The Oahu Interscholastic Association, the state's largest high school sports league, has been using a power rating rather than enrollment as the determining factor for placement in post-season playoffs. As a result, Farrington, the state's second-largest high school, narrowly won the state Division II title this year against Aiea, half its size.
Meanwhile, La Pietra, a 150-student member of the private-school Interscholastic League of Honolulu, was elevated briefly to Division I after winning the Division II basketball title in 2007 and losing its entire starting lineup. The league came to its senses and dropped the rule's implementation.
A team of Star-Bulletin sports staffers has suggested an improvement to the system, tied mainly to enrollment. First, single-gender schools' enrollments should be doubled to reflect availability of competitors in sports, nearly all of which are single-gender.

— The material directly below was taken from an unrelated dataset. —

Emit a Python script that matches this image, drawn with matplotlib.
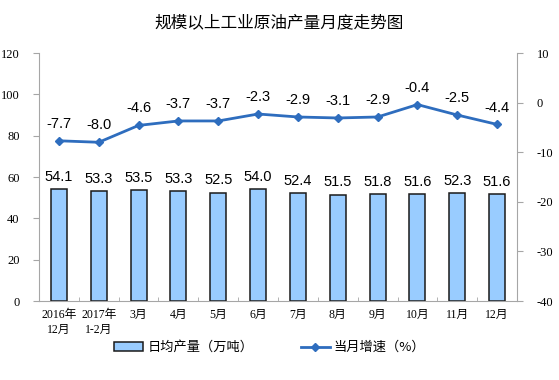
import numpy as np
import matplotlib.pyplot as plt
from matplotlib.ticker import FixedLocator

plt.rcParams['font.family'] = ['Noto Sans CJK SC', 'DejaVu Sans']
plt.rcParams['axes.unicode_minus'] = False

# Daten
months = ["2016年\n12月", "2017年\n1-2月", "3月", "4月", "5月", "6月",
          "7月", "8月", "9月", "10月", "11月", "12月"]
output = [54.1, 53.3, 53.5, 53.3, 52.5, 54.0, 52.4, 51.5, 51.8, 51.6, 52.3, 51.6]
growth = [-7.7, -8.0, -4.6, -3.7, -3.7, -2.3, -2.9, -3.1, -2.9, -0.4, -2.5, -4.4]

bar_color = "#99CCFF"
line_color = "#2E6DBE"
axis_gray = "#A6A6A6"

fig = plt.figure(figsize=(5.59, 3.80), dpi=100)
ax = fig.add_axes([39 / 559, 79 / 380, 478 / 559, 248 / 380])
ax2 = ax.twinx()

x = np.arange(len(months))

# Balken
ax.bar(x, output, width=0.4, color=bar_color, edgecolor="#1A1A1A",
       linewidth=1.1, label="日均产量（万吨）", zorder=2)
for xi, v in zip(x, output):
    ax.text(xi, v + 2.5, f"{v:.1f}", ha="center", va="bottom",
            fontsize=10.5, family=["Liberation Sans", "DejaVu Sans"])

# Linie
ax2.plot(x, growth, color=line_color, linewidth=2.0, marker="D",
         markersize=4, label="当月增速（%）", zorder=3)
for xi, v in zip(x, growth):
    ax2.text(xi, v + 2.0, f"{v:.1f}", ha="center", va="bottom",
             fontsize=10.5, family=["Liberation Sans", "DejaVu Sans"])

ax.set_xlim(-0.5, len(months) - 0.5)
ax.set_ylim(0, 120)
ax2.set_ylim(-40, 10)
ax.set_yticks(np.arange(0, 121, 20))
ax2.set_yticks(np.arange(-40, 11, 10))

ax.set_xticks(x)
ax.set_xticklabels(months, fontsize=8.5, family=["Liberation Serif", "Noto Sans CJK SC"],
                   linespacing=1.3)
ax.xaxis.set_minor_locator(FixedLocator(np.arange(0.5, len(months) - 1, 1.0)))
ax.tick_params(axis="x", which="major", length=0, pad=6)
ax.tick_params(axis="x", which="minor", length=3, direction="in", color=axis_gray)

for a in (ax, ax2):
    for s in a.spines.values():
        s.set_visible(False)
ax.spines["left"].set_visible(True)
ax.spines["bottom"].set_visible(True)
ax2.spines["right"].set_visible(True)
ax.spines["left"].set_color(axis_gray)
ax.spines["bottom"].set_color(axis_gray)
ax2.spines["right"].set_color(axis_gray)

ax.tick_params(axis="y", length=4, color=axis_gray, labelsize=9, pad=10)
ax2.tick_params(axis="y", length=4, color=axis_gray, labelsize=9, pad=10)
for lab in ax.get_yticklabels() + ax2.get_yticklabels():
    lab.set_family(["Liberation Serif", "DejaVu Serif"])

fig.suptitle("规模以上工业原油产量月度走势图", x=0.5, y=0.962, fontsize=12)

h1, l1 = ax.get_legend_handles_labels()
h2, l2 = ax2.get_legend_handles_labels()
fig.legend(h1 + h2, l1 + l2, loc="center", bbox_to_anchor=(0.483, 0.085), ncol=2,
           frameon=False, fontsize=9.5, handlelength=2.2, handleheight=0.6,
           columnspacing=3.6, handletextpad=0.3)

fig.savefig("out.png", dpi=100)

Like other states, Hawaii also should multiply enrollments at private schools by 1.5 to reflect their advantages. Star-Bulletin sports reporter Paul Honda points out that the equation would require some private schools, such as Sacred Hearts and Saint Louis, to participate in the upper division.
The regular-season leagues for all sizes need not change, thus disrupting traditional rivalries. However, schools participating in Oahu's lower division should be limited to post-season competition based on their enrollments.
Keith Amemiya, executive director of the statewide athletic association, points out Hawaii cannot easily look to other states for guidance. "We've realized that because of Hawaii's unique situation there isn't any one particular state that has a model we can follow," he told the Star-Bulletin. "We've been forced to improvise and take sections from several different states."
The association has performed well in doing so, but the system needs continued examination for further improvement. Above all, changes should not result in punishment for a school's past success or reward for a school's past failure on the playing fields. Division state tournaments should reward the small schools for which they were designed.